My purpose here has not been to argue that the political attitudes of Millennials coincide perfectly with what we on the libertarian left believe. But I do think there are some fundamentally different ideas prevalent among Millennials that set them off from previous generations. The acceptance of horizontal forms of collaboration and sharing as a fact of life, their instinct to bypass irrational constraints from authority figures, the approach to politics reflected by large-scale disillusionment with Obama and the rise of Occupy, etc., don’t necessarily overlap a whole lot with conventionally libertarian positions on specific policy issues, but I think they reflect an existentially libertarian reaction to authority in their everyday lives. They also prefigure basic organizational paradigms of a successor society structured on fundamentally different lines from the Weberian/Fordist assumptions of the 20th century.
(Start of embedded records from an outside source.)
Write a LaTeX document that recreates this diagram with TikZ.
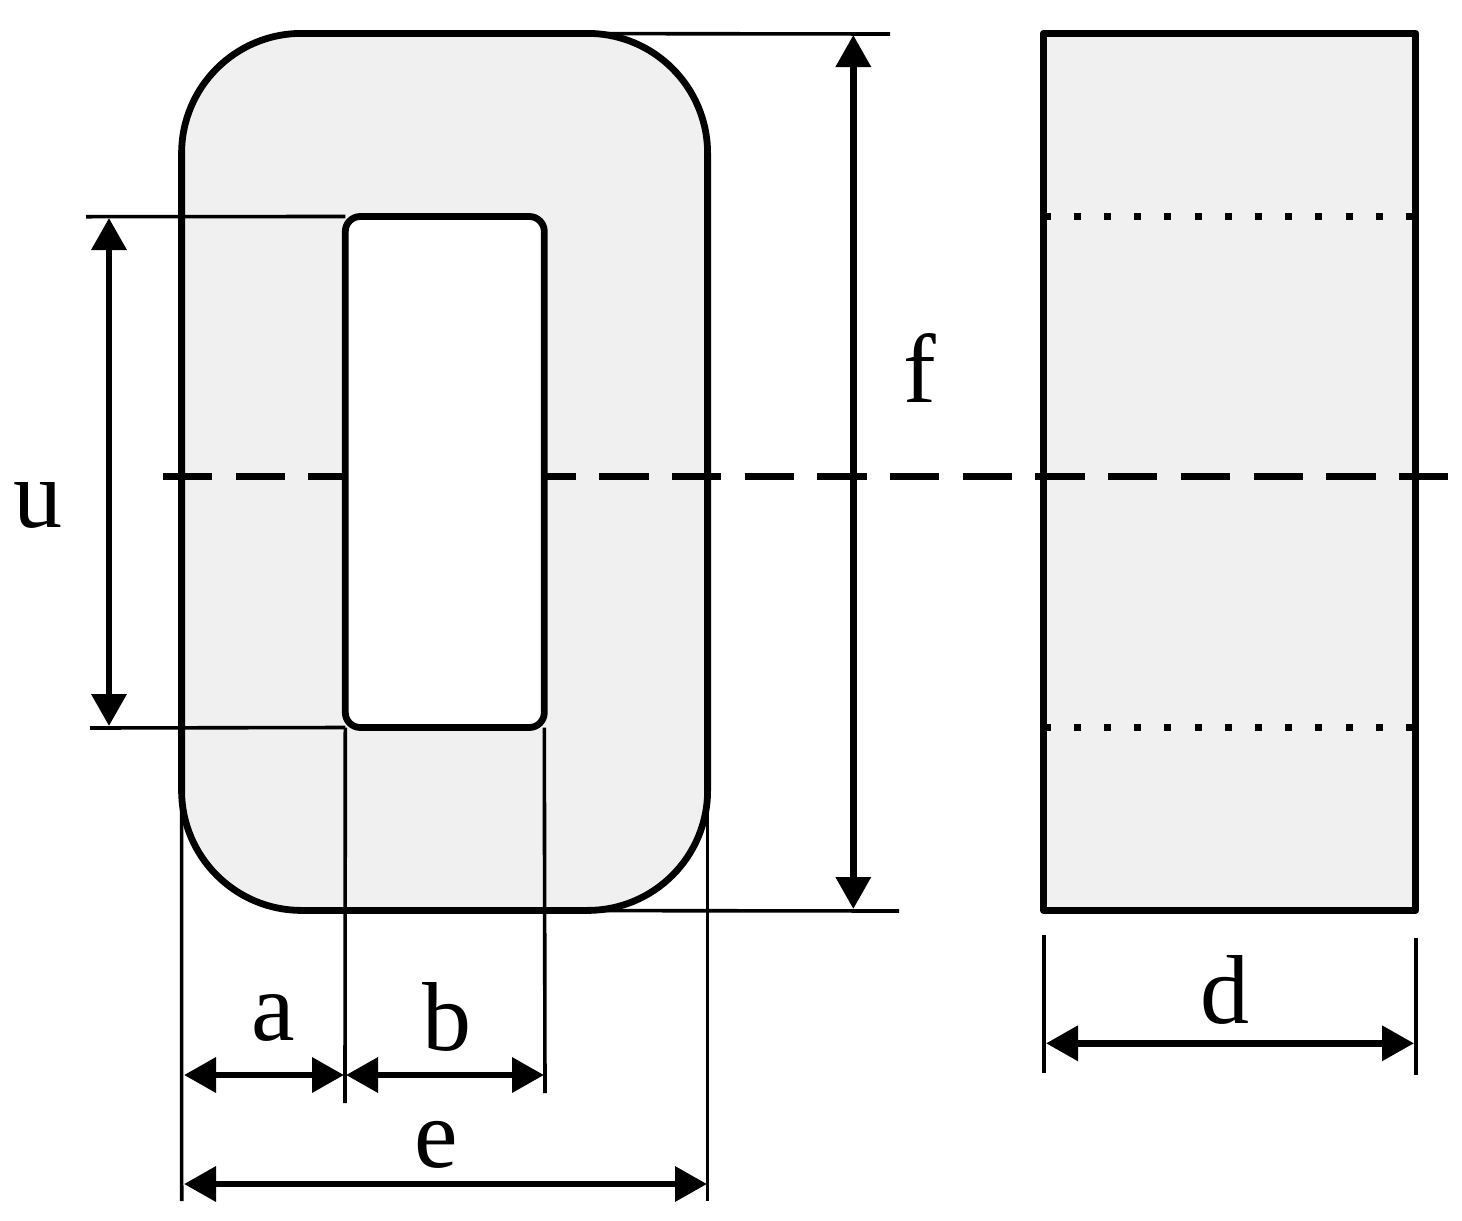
\documentclass[tikz,border=0pt]{standalone}
\usepackage{fontspec}
\setmainfont{Liberation Serif}
\usetikzlibrary{arrows.meta}
\definecolor{coregray}{HTML}{F0F0F0}

\begin{document}
\begin{tikzpicture}[x=1pt, y=-1pt,
	part/.style = {draw, fill=coregray, line width=6.8pt, line join=round, inner sep=0pt, outer sep=0pt},
	thin/.style = {line width=3.6pt},
	dim/.style = {line width=6.6pt, {Triangle[length=32pt,width=34pt]}-{Triangle[length=32pt,width=34pt]}},
	letter/.style = {anchor=base, inner sep=0pt, font=\fontsize{98}{98}\selectfont}]
	\useasboundingbox (0,0) rectangle (1462,1221);
	\node[part, rounded corners=120pt, minimum width=526pt, minimum height=877pt] (core) at (444.6,471.9) {};
	\node[part, minimum width=372.4pt, minimum height=877pt] (side) at (1229.6,471.7) {};
	\coordinate (axisL) at (163,476.4);
	\coordinate (axisR) at (1448.5,476.4);
	\draw[line width=6.8pt, dash pattern=on 49.3pt off 23.4pt] (axisL) -- (axisR);
	\node[part, fill=white, rounded corners=15pt, minimum width=199pt, minimum height=511pt] (window) at (444.8,472) {};
	\coordinate (dot1L) at (1043.5,216.5);
	\coordinate (dot1R) at (1416,216.5);
	\coordinate (dot2L) at (1043.5,727.3);
	\coordinate (dot2R) at (1416,727.3);
	\draw[line width=6.8pt, dash pattern=on 7pt off 23.2pt] (dot1L) -- (dot1R);
	\draw[line width=6.8pt, dash pattern=on 7pt off 23.2pt] (dot2L) -- (dot2R);
	\coordinate (uTopEnd) at (86,216.7);
	\coordinate (uBotEnd) at (90,728);
	\coordinate (fTopEnd) at (890,34);
	\coordinate (fBotEnd) at (899,911);
	\coordinate (leftEnd) at (181.7,1201);
	\coordinate (midEnd) at (345,1103);
	\coordinate (winEnd) at (545,1093);
	\coordinate (rightEnd) at (707.6,1201);
	\coordinate (dLtop) at (1044,935);
	\coordinate (dLbot) at (1044,1072.7);
	\coordinate (dRtop) at (1416,938);
	\coordinate (dRbot) at (1416,1075);
	\draw[thin] (uTopEnd) -- (window.north west);
	\draw[thin] (uBotEnd) -- (window.south west);
	\draw[thin] (core.north) -- (fTopEnd);
	\draw[thin] (core.south) -- (fBotEnd);
	\draw[thin] (core.west) -- (leftEnd);
	\draw[thin] (window.south west) -- (midEnd);
	\draw[thin] (window.south east) -- (winEnd);
	\draw[thin] (core.east) -- (rightEnd);
	\draw[thin] (dLtop) -- (dLbot);
	\draw[thin] (dRtop) -- (dRbot);
	\coordinate (uA) at (109,218);
	\coordinate (uB) at (109,726);
	\coordinate (fA) at (853.3,35);
	\coordinate (fB) at (853.3,909);
	\coordinate (aA) at (184,1075);
	\coordinate (aB) at (344,1075);
	\coordinate (bA) at (346,1075);
	\coordinate (bB) at (544,1075);
	\coordinate (eA) at (184,1184);
	\coordinate (eB) at (707,1184);
	\coordinate (dA) at (1046,1043.3);
	\coordinate (dB) at (1414,1043.3);
	\draw[dim] (uA) -- (uB);
	\draw[dim] (fA) -- (fB);
	\draw[dim] (aA) -- (aB);
	\draw[dim] (bA) -- (bB);
	\draw[dim] (eA) -- (eB);
	\draw[dim] (dA) -- (dB);
	\node[letter] (labelU) at (38,527) {u};
	\node[letter] (labelF) at (920,402) {f};
	\node[letter] (labelA) at (273,1040) {a};
	\node[letter] (labelB) at (447,1050) {b};
	\node[letter] (labelE) at (436,1167) {e};
	\node[letter] (labelD) at (1225,1023) {d};
\end{tikzpicture}
\end{document}
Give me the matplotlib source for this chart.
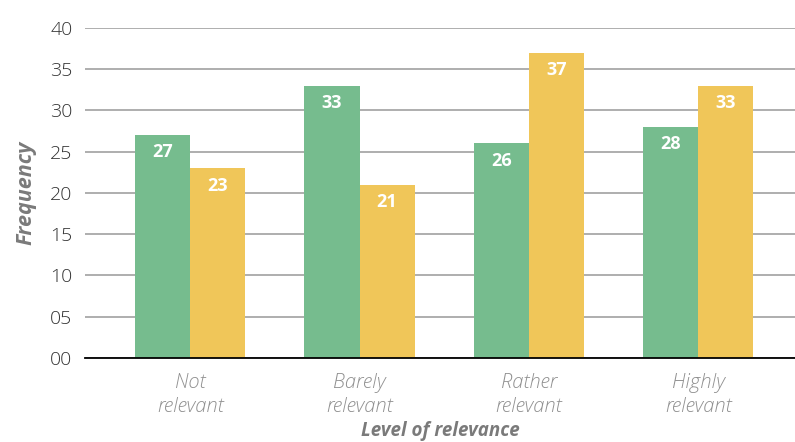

Millennials may not be ideologically hostile to the state as an entity, but they are naturally suspicious of authority and direction from the top, and are much more accustomed to problem-solving approaches that involve direct collaboration with their peers to get things done rather than trying to persuade institutions to change their policies.
So Ekins and the people at Reason need to stop worrying about teaching Millennials the “correct” definitions, or pigeonholing their beliefs into industrial age conceptual categories — and start listening to them instead.